On the ceiling are the contours of the koppie on which 34 workers were killed by police officers in 2012. In the darkness, a soundscape begins: 15 minutes of everyday noises, the chiming of cowbells, the singing of the workers followed by the staccato of rifle shots.
To be told to be quiet is to be turned into a child, perhaps one who gets hidden from the police action. But Gunn-Salie’s installation turns your silence into the possibility that you could also be a scabbing mineworker, a sellout who works during a strike.
The audience in the cube with me complied, but what struck me as was their lack of facial expression, as though we were all keeping our feelings to ourselves.
This lack of expression was echoed across the fair.
The Everard Read Gallery corner had the usual display of gigantic sculptures reminiscent of Damien Hirst’s Treasures from the Wreck of the
Unbelievable, but the first one visible was a huge head by Lionel Smit, with its gaze turned inwards, noncommittal.
Every year more African galleries are represented at the Joburg Art Fair. At the Addis Fine Art gallery’s stand, there were a series of paintings of tall, stately Ethiopian women, depicting them as exemplars of strength, life and hope. But they all have expressionless faces. When I asked the guide why they all looked the same, he didn’t understand, responding that Ethiopia has six dozen ethnic groups.
There was enough emotion and fire in the usual expressionist pieces, almost all worth the visitors’ time and money.
Zimbabwean Helen Teede’s untitled piece was one of the highlights of the fair.

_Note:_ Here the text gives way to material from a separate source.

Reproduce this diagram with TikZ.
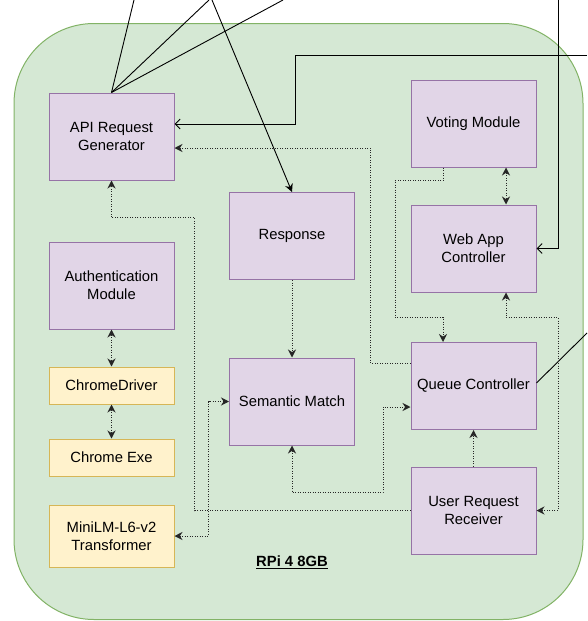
\documentclass[tikz,border=0pt]{standalone}
\usepackage{fontspec}
\setmainfont{Liberation Sans}
\usetikzlibrary{arrows.meta, calc}
\definecolor{rpigreen}{HTML}{D5E8D4}
\definecolor{rpiedge}{HTML}{82B366}
\definecolor{modpurple}{HTML}{E1D5E7}
\definecolor{modedge}{HTML}{9673A6}
\definecolor{extyellow}{HTML}{FFF2CC}
\definecolor{extedge}{HTML}{D6B656}

\begin{document}
\begin{tikzpicture}[
      x=1pt, y=-1pt,
      every node/.style={font=\fontsize{14.8}{18}\selectfont},
      module/.style={draw=modedge, fill=modpurple, line width=1pt,
                     minimum width=125pt, minimum height=87pt, align=center},
      extbox/.style={draw=extedge, fill=extyellow, line width=1pt,
                     minimum width=125pt, minimum height=#1, align=center},
      wire/.style={draw=black, line width=0.9pt},
      dotwire/.style={draw=black!85, line width=1pt, dash pattern=on 1pt off 1.5pt},
      barb/.style={-{Straight Barb[length=5pt,width=10pt]}},
      >={Stealth[length=8pt,width=8pt]},
    ]
    \useasboundingbox (0,0) rectangle (587,621);
    \node[draw=rpiedge, fill=rpigreen, line width=1pt, rounded corners=80pt,
          minimum width=569pt, minimum height=596pt] (rpi) at (298.5,321.5) {};

    \node[module]       (api)  at (111.5,136.5) {API Request\\Generator};
    \node[module]       (auth) at (111.5,285.5) {Authentication\\Module};
    \node[extbox=37pt]  (cdrv) at (111.5,385.5) {ChromeDriver};
    \node[extbox=37pt]  (cexe) at (111.5,457.5) {Chrome Exe};
    \node[extbox=62pt]  (mini) at (111.5,536)   {MiniLM-L6-v2\\Transformer};
    \node[module]       (resp) at (292,236)     {Response};
    \node[module]       (sem)  at (292,401.5)   {Semantic Match};
    \node[module]       (vote) at (473.5,123.5) {Voting Module};
    \node[module]       (web)  at (473.5,248.5) {Web App\\Controller};
    \node[module]       (queue) at (473.5,386)  {Queue Controller};
    \node[module]       (user) at (473.5,510.5) {User Request\\Receiver};
    \node[font=\fontsize{14.8}{18}\selectfont\bfseries] (lbl) at (292,562) {\underline{RPi 4 8GB}};

    % outside links
    \foreach \n/\x in {a/134, b/209, c/283} {
      \coordinate (top\n) at (\x,0);
      \draw[wire] (api.north) -- (top\n);
    }
    \coordinate (topr) at (212,0);
    \coordinate (topw) at (558,0);
    \coordinate (inr)  at (587,55);
    \coordinate (outq) at (587,333);
    \draw[wire, ->] (topr) -- (resp.north);
    \draw[wire, barb] (inr) -- ++(-292,0) |- ([yshift=12.5pt]api.east);
    \draw[wire, barb] (topw) |- (web.east);
    \draw[wire] ([yshift=3pt]queue.east) -- (outq);

    % internal links
    \draw[dotwire, ->] ([yshift=23pt]queue.west) -- ++(-40,0) |- ([yshift=-11.5pt]api.east);
    \draw[dotwire, ->] ([xshift=-30.5pt]vote.south) -- ++(0,13) -- ++(-48,0)
      -- ++(0,137) -- ++(48,0) -- ([xshift=-30.5pt]queue.north);
    \draw[dotwire, <->] ([xshift=32.5pt]vote.south) -- ([xshift=32.5pt]web.north);
    \draw[dotwire, <->] ([xshift=32.5pt]web.south) -- ++(0,25) -- ++(52,0) |- (user.east);
    \draw[dotwire, ->] (user.north) -- (queue.south);
    \draw[dotwire, ->] (user.west) -- ++(-216,0) -- ++(0,-293) -| (api.south);
    \draw[dotwire, ->] (resp.south) -- (sem.north);
    \draw[dotwire, <->] (mini.east) -- ++(34,0) |- (sem.west);
    \draw[dotwire, <->] (sem.south) -- ++(0,47) -- ++(91,0) |- ([yshift=-21pt]queue.west);
    \draw[dotwire, <->] (auth.south) -- (cdrv.north);
    \draw[dotwire, <->] (cdrv.south) -- (cexe.north);
  \end{tikzpicture}
\end{document}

On the whole, the quality was greater this year, and the diversity bodes well for the future of art on the continent.
But not many portraits at the fair had the vivid expressions on the ubiquitous faces of Mandela, especially at the SA Mint’s stand. On one coin he looked angry, but this was probably because the likeness was not very good, as they weren’t on any of the others either. In the midst of dexterous art, this fakery was quite jarring for those who didn’t just take the quick tour needed for the complimentary glass of champagne.
What is more fake, Mandela’s distorted visage on the Mint’s coins or depicting him as a Nazi? If Hirst taught one thing with
Wreck of the Unbelievable, it is that the unbelievable is always possible. Mandela was no fascist, but censoring the possibility that he might be means that something is hidden — which paradoxically makes it believable.
And by allowing the coins with Mandela’s scowl, instead of his customary smile, to be displayed, the fair says it’s okay to depict him as somebody that only vaguely resembles him, but it is not okay to depict him as a Nazi. The Nazi iconography becomes sacrosanct in this way.
Inside Gunn-Salie’s installation, one is aware that beyond the koppie stretch the skyscrapers of Sandton, the company headquarters, lawyer offices, banks and luxury malls of the capitalist elite. Their guns will mow you down if you strike in the wrong way.
So stay calm and keep on working, keep on scabbing, and keep on buying art.
WHAT IS MORE FAKE, MANDELA’S DISTORTED VISAGE ON THE MINT’S COINS OR DEPICTING HIM AS A NAZI?